The request:
Copy everything from the line with "Generate a Python" down to the line with "import math", inclusive of both, exactly as written; leave out all pictures.

Data for processing:
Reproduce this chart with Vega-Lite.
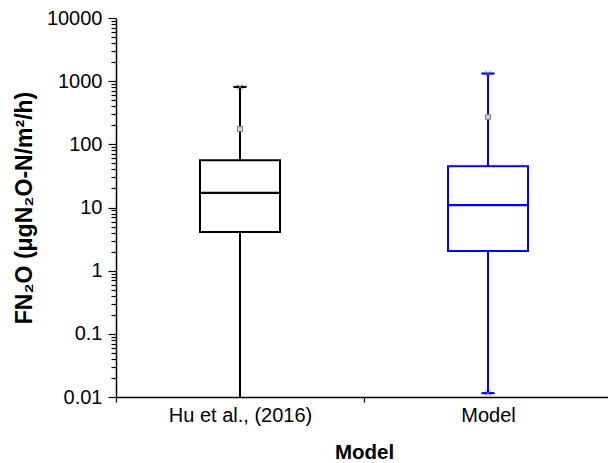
{
  "$schema": "https://vega.github.io/schema/vega-lite/v6.json",
  "autosize": "none",
  "width": 492,
  "height": 379,
  "padding": {"left": 116, "top": 18, "right": 0, "bottom": 66},
  "background": "white",
  "config": {
    "view": {"stroke": null},
    "font": "Liberation Sans",
    "tick": {"opacity": 1},
    "axis": {"grid": false, "domainColor": "#000", "domainWidth": 1.5, "tickColor": "#000", "tickWidth": 1.2, "labelColor": "#000", "titleColor": "#000", "labelFont": "Liberation Sans", "titleFont": "Liberation Sans", "labelFontSize": 20, "titleFontSize": 20.5, "titleFontWeight": "bold"}
  },
  "datasets": {
    "stats": [
      {"group": "Hu et al., (2016)", "lower": 0.01, "q1": 4.1, "median": 17, "q3": 56, "upper": 810, "mean": 174},
      {"group": "Model", "lower": 0.0115, "q1": 2.04, "median": 10.9, "q3": 45, "upper": 1320, "mean": 272}
    ],
    "caps": [
      {"group": "Hu et al., (2016)", "value": 810},
      {"group": "Model", "value": 1320},
      {"group": "Model", "value": 0.0115}
    ]
  },
  "encoding": {
    "x": {"field": "group", "type": "nominal", "sort": null,
      "scale": {"type": "band", "domain": ["Hu et al., (2016)", "Model"], "range": [0, 496], "paddingInner": 0, "paddingOuter": 0},
      "axis": {"title": "Model", "labelAngle": 0, "tickBand": "extent", "tickSize": 5, "labelPadding": 3, "titlePadding": 17, "labelFlush": false}},
    "color": {"field": "group", "type": "nominal", "scale": {"domain": ["Hu et al., (2016)", "Model"], "range": ["#000000", "#0000FF"]}, "legend": null}
  },
  "layer": [
    {
      "data": {"name": "stats"},
      "mark": {"type": "rule", "strokeWidth": 2},
      "encoding": {
        "y": {"field": "lower", "type": "quantitative",
          "scale": {"type": "log", "domain": [0.01, 10000], "nice": false},
          "axis": {
            "title": "FN₂O (μgN₂O-N/m²/h)",
            "titleFontSize": 23,
            "values": [0.01,0.02,0.03,0.04,0.05,0.06,0.07,0.08,0.09,0.1,0.2,0.3,0.4,0.5,0.6,0.7,0.8,0.9,1,2,3,4,5,6,7,8,9,10,20,30,40,50,60,70,80,90,100,200,300,400,500,600,700,800,900,1000,2000,3000,4000,5000,6000,7000,8000,9000,10000],
            "tickSize": {"condition": {"test": "abs(log(datum.value)/LN10 - round(log(datum.value)/LN10)) < 0.001", "value": 8}, "value": 5},
            "labelExpr": "abs(log(datum.value)/LN10 - round(log(datum.value)/LN10)) < 0.001 ? format(datum.value, '~g') : ''",
            "labelOverlap": false,
            "labelPadding": 6,
            "titlePadding": 10
          }},
        "y2": {"field": "upper"}
      }
    },
    {
      "data": {"name": "stats"},
      "mark": {"type": "bar", "size": 80, "fill": "white", "strokeWidth": 2},
      "encoding": {
        "y": {"field": "q1", "type": "quantitative"},
        "y2": {"field": "q3"},
        "stroke": {"field": "group", "type": "nominal", "scale": {"domain": ["Hu et al., (2016)", "Model"], "range": ["#000000", "#0000FF"]}, "legend": null},
        "color": {"value": "white"}
      }
    },
    {
      "data": {"name": "stats"},
      "mark": {"type": "tick", "size": 80, "thickness": 2.2, "opacity": 1},
      "encoding": {"y": {"field": "median", "type": "quantitative"}}
    },
    {
      "data": {"name": "caps"},
      "mark": {"type": "tick", "size": 13, "thickness": 2.2, "opacity": 1},
      "encoding": {"y": {"field": "value", "type": "quantitative"}}
    },
    {
      "data": {"name": "caps"},
      "mark": {"type": "point", "shape": "M-1,-1L1,1M-1,1L1,-1", "size": 30, "stroke": "#777", "strokeWidth": 1, "filled": false, "opacity": 0.8},
      "encoding": {"y": {"field": "value", "type": "quantitative"}, "color": {"value": "#777"}}
    },
    {
      "data": {"name": "stats"},
      "mark": {"type": "point", "shape": "square", "size": 25, "filled": true, "fill": "#cfcfcf", "stroke": "#808080", "strokeWidth": 1, "opacity": 1},
      "encoding": {"y": {"field": "mean", "type": "quantitative"}, "color": {"value": "#cfcfcf"}}
    }
  ]
}
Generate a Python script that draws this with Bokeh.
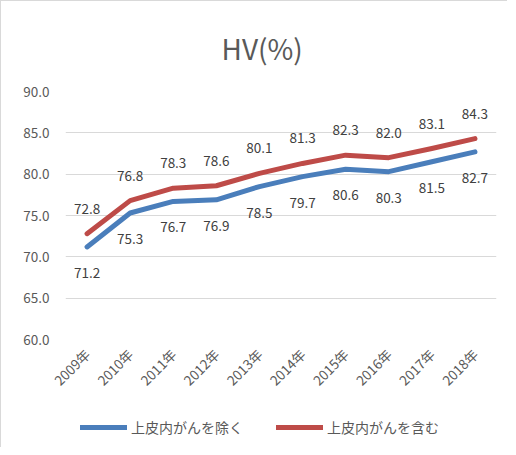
from bokeh.plotting import figure
from bokeh.layouts import column
from bokeh.models import ColumnDataSource, Legend, LegendItem, FixedTicker, NumeralTickFormatter, Range1d
from bokeh.core.properties import value
from bokeh.embed import file_html
from bokeh.resources import INLINE
import math

years = ["2009年", "2010年", "2011年", "2012年", "2013年", "2014年", "2015年", "2016年", "2017年", "2018年"]
excl = [71.2, 75.3, 76.7, 76.9, 78.5, 79.7, 80.6, 80.3, 81.5, 82.7]
incl = [72.8, 76.8, 78.3, 78.6, 80.1, 81.3, 82.3, 82.0, 83.1, 84.3]
name_excl = "上皮内がんを除く"
name_incl = "上皮内がんを含む"
title_text = "HV(%)"
y_ticks = [60, 65, 70, 75, 80, 85, 90]

FONT = "Noto Sans CJK JP"
BLUE = "#4A7EBB"
RED = "#BE4B48"
GRAY = "#595959"

src = ColumnDataSource(dict(
    x=years, excl=excl, incl=incl,
    excl_lbl=[f"{v:.1f}" for v in excl],
    incl_lbl=[f"{v:.1f}" for v in incl],
))

p = figure(x_range=years, y_range=Range1d(60, 90), width=506, height=405,
           output_backend="svg", toolbar_location=None,
           min_border_left=64, min_border_right=11, min_border_top=90, min_border_bottom=67)

p.title.text = title_text
p.title.align = "left"
p.title.offset = 156
p.title.text_font = FONT
p.title.text_font_size = "28px"
p.title.text_font_style = "normal"
p.title.text_color = GRAY
p.title.standoff = 48

p.outline_line_color = None
p.xgrid.grid_line_color = None
p.ygrid.grid_line_color = "#D9D9D9"
p.ygrid.grid_line_width = 1

p.yaxis.ticker = FixedTicker(ticks=y_ticks)
p.yaxis.formatter = NumeralTickFormatter(format="0.0")
for ax in (p.xaxis, p.yaxis):
    ax.axis_line_color = None
    ax.major_tick_line_color = None
    ax.minor_tick_line_color = None
    ax.major_label_text_font = FONT
    ax.major_label_text_font_size = "13.5px"
    ax.major_label_text_color = GRAY
p.yaxis.major_label_standoff = 10
p.xaxis.major_label_orientation = math.pi / 4
p.xaxis.major_label_standoff = 6

p.line("x", "excl", source=src, line_color=BLUE, line_width=5, line_cap="round", line_join="round")
p.line("x", "incl", source=src, line_color=RED, line_width=5, line_cap="round", line_join="round")

p.text("x", "incl", text="incl_lbl", source=src, text_font=value(FONT), text_font_size="13.5px",
       text_color="#404040", text_align="center", text_baseline="middle", y_offset=-25)
p.text("x", "excl", text="excl_lbl", source=src, text_font=value(FONT), text_font_size="13.5px",
       text_color="#404040", text_align="center", text_baseline="middle", y_offset=26)

# legend strip below the chart
lg = figure(x_range=years, y_range=Range1d(0, 1), width=506, height=41,
            output_backend="svg", toolbar_location=None,
            min_border_left=0, min_border_right=0, min_border_top=0, min_border_bottom=0)
lg.axis.visible = False
lg.grid.visible = False
lg.outline_line_color = None
l1 = lg.line("x", "excl", source=src, line_color=BLUE, line_width=5, line_cap="round")
l2 = lg.line("x", "incl", source=src, line_color=RED, line_width=5, line_cap="round")

legend = Legend(items=[LegendItem(label=name_excl, renderers=[l1]),
                       LegendItem(label=name_incl, renderers=[l2])],
                orientation="horizontal", location=(15, 10),
                border_line_color=None, background_fill_alpha=0,
                label_text_font=FONT, label_text_font_size="14px", label_text_color=GRAY,
                glyph_width=47, label_standoff=4, spacing=33, padding=0, margin=0)
lg.add_layout(legend, "center")

layout = column(p, lg, spacing=0)
layout.styles = {"border-top": "1px solid #D9D9D9", "border-left": "1px solid #D9D9D9"}

open("out.html", "w").write(file_html(layout, INLINE))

Result for this task:
Generate a Python script that draws this with Bokeh.
from bokeh.plotting import figure
from bokeh.layouts import column
from bokeh.models import ColumnDataSource, Legend, LegendItem, FixedTicker, NumeralTickFormatter, Range1d
from bokeh.core.properties import value
from bokeh.embed import file_html
from bokeh.resources import INLINE
import math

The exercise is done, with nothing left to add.